O primeiro cientista a propor que os animais se emocionam foi o naturalista britânico Charles Darwin. Em A Expressão das Emoções no Homem e nos Animais (1872), ele relata as semelhanças entre atitudes humanas e de outros animais. No século passado, no entanto, consagrou-se a idéia de que os bichos têm padrões de comportamento instintivos rígidos e que, por isso, seriam desprovidos de emoção. O assunto só voltou ao debate recentemente com a apresentação de novos estudos científicos.

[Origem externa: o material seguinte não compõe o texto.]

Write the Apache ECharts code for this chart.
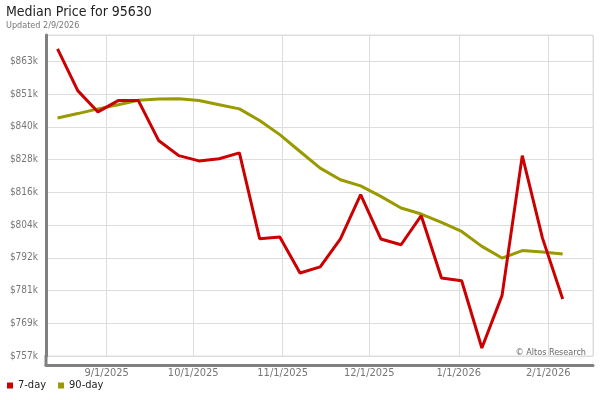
<!DOCTYPE html>
<html>
<head>
<meta charset="utf-8">
<script src="https://cdn.jsdelivr.net/npm/echarts@6/dist/echarts.min.js"></script>
<style>html,body{margin:0;padding:0;background:#fff}#c{width:600px;height:400px}</style>
</head>
<body>
<div id="c"></div>
<script>
const titleText = 'Median Price for 95630';
const subtitleText = 'Updated 2/9/2026';
const watermarkText = '\u00A9 Altos Research';
const seriesNames = ['7-day', '90-day'];
const dates = ['2025-08-15','2025-08-22','2025-08-29','2025-09-05','2025-09-12','2025-09-19','2025-09-26',
  '2025-10-03','2025-10-10','2025-10-17','2025-10-24','2025-10-31','2025-11-07','2025-11-14','2025-11-21',
  '2025-11-28','2025-12-05','2025-12-12','2025-12-19','2025-12-26','2026-01-02','2026-01-09','2026-01-16',
  '2026-01-23','2026-01-30','2026-02-06'];
// values in $ thousands
const sevenDay = [868.0, 852.9, 845.2, 849.3, 849.3, 834.9, 829.4, 827.5, 828.3, 830.4, 799.4, 800.0, 787.0,
  789.2, 799.3, 815.3, 799.3, 797.2, 807.7, 785.2, 784.2, 759.9, 778.9, 829.4, 799.6, 777.6];
const ninetyDay = [843.0, 844.6, 846.3, 847.8, 849.4, 849.9, 850.0, 849.3, 847.8, 846.3, 842.1, 837.0, 830.9,
  824.9, 820.7, 818.5, 814.7, 810.5, 808.3, 805.3, 802.0, 796.6, 792.4, 795.1, 794.6, 793.9];
const yTickLabels = ['$757k','$769k','$781k','$792k','$804k','$816k','$828k','$840k','$851k','$863k'];
const yMin = 757, yMax = 873, yInterval = 757 / 64;
const xMin = '2025-08-11', xMax = '2026-02-16 12:00';

const FONT = '"DejaVu Sans Condensed", "DejaVu Sans", sans-serif';
const chart = echarts.init(document.getElementById('c'), null, {renderer: 'canvas'});
const toPairs = arr => arr.map((v, i) => [dates[i], v]);
chart.setOption({
  animation: false,
  textStyle: {fontFamily: FONT},
  title: {
    text: titleText, subtext: subtitleText, left: 6, top: 5, padding: 0, itemGap: 2,
    textStyle: {fontSize: 14, fontWeight: 'normal', color: '#222', fontFamily: FONT},
    subtextStyle: {fontSize: 9, color: '#777', fontFamily: FONT}
  },
  legend: {
    data: seriesNames, left: 7, top: 380, icon: 'rect', itemWidth: 6, itemHeight: 6, itemGap: 12,
    padding: 0, textStyle: {fontSize: 11, color: '#222', fontFamily: FONT}
  },
  grid: {left: 46, right: 7, top: 35, bottom: 44, show: true, borderColor: '#ddd', borderWidth: 1},
  xAxis: {
    type: 'time', min: xMin, max: xMax, offset: 9, splitNumber: 6,
    minInterval: 28 * 86400000, maxInterval: 31 * 86400000,
    axisLine: {show: true, lineStyle: {color: '#808080', width: 3}},
    axisTick: {show: false},
    axisLabel: {
      color: '#777', fontSize: 11, margin: 3, showMinLabel: false, showMaxLabel: false, fontWeight: 'normal',
      formatter: v => { const d = new Date(v); return (d.getMonth() + 1) + '/' + d.getDate() + '/' + d.getFullYear(); }
    },
    splitLine: {show: true, lineStyle: {color: '#ddd', width: 1}}
  },
  yAxis: {
    type: 'value', min: yMin, max: yMax, interval: yInterval,
    axisLine: {show: true, lineStyle: {color: '#808080', width: 3}},
    axisTick: {show: false},
    axisLabel: {
      color: '#777', fontSize: 10, margin: 8, showMaxLabel: false,
      formatter: v => { const k = Math.round((v - yMin) / yInterval); return Math.abs(yMin + k * yInterval - v) < 0.01 && k < yTickLabels.length ? yTickLabels[k] : ''; }
    },
    splitLine: {show: true, lineStyle: {color: '#ddd', width: 1}}
  },
  series: [
    {name: seriesNames[1], type: 'line', data: toPairs(ninetyDay), showSymbol: false, symbol: 'none',
     lineStyle: {color: '#999900', width: 3}, itemStyle: {color: '#999900'}, z: 2},
    {name: seriesNames[0], type: 'line', data: toPairs(sevenDay), showSymbol: false, symbol: 'none',
     lineStyle: {color: '#cc0000', width: 3}, itemStyle: {color: '#cc0000'}, z: 3}
  ],
  graphic: [
    {type: 'rect', left: 44.5, top: 355, shape: {width: 3, height: 11}, style: {fill: '#808080'}, silent: true},
    {type: 'text', right: 14, top: 348, style: {text: watermarkText, fontSize: 9, fill: '#666', fontFamily: FONT}, silent: true}
  ]
});
</script>
</body>
</html>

Pessoas que atribuem características humanas a outros animais, sem provas científicas, são chamadas de antropomorfistas. “As pessoas me acusam desse palavrão quando eu digo que um animal está triste no zoológico”, diz o biólogo Marc Bekoff, da Universidade do Colorado. “No fundo, elas querem me convencer que o animal está feliz ali. Elas próprias usam argumentos antropomórficos.” Independentemente da motivação, enxergar sentimentos nos animais está estimulando a investigação científica. “Para mim, acreditar que os animais se emocionam é apenas uma motivação para minhas pesquisas, como outras tantas que movem os cientistas”, diz o psicólogo Marc Hauser, da Universidade Harvard.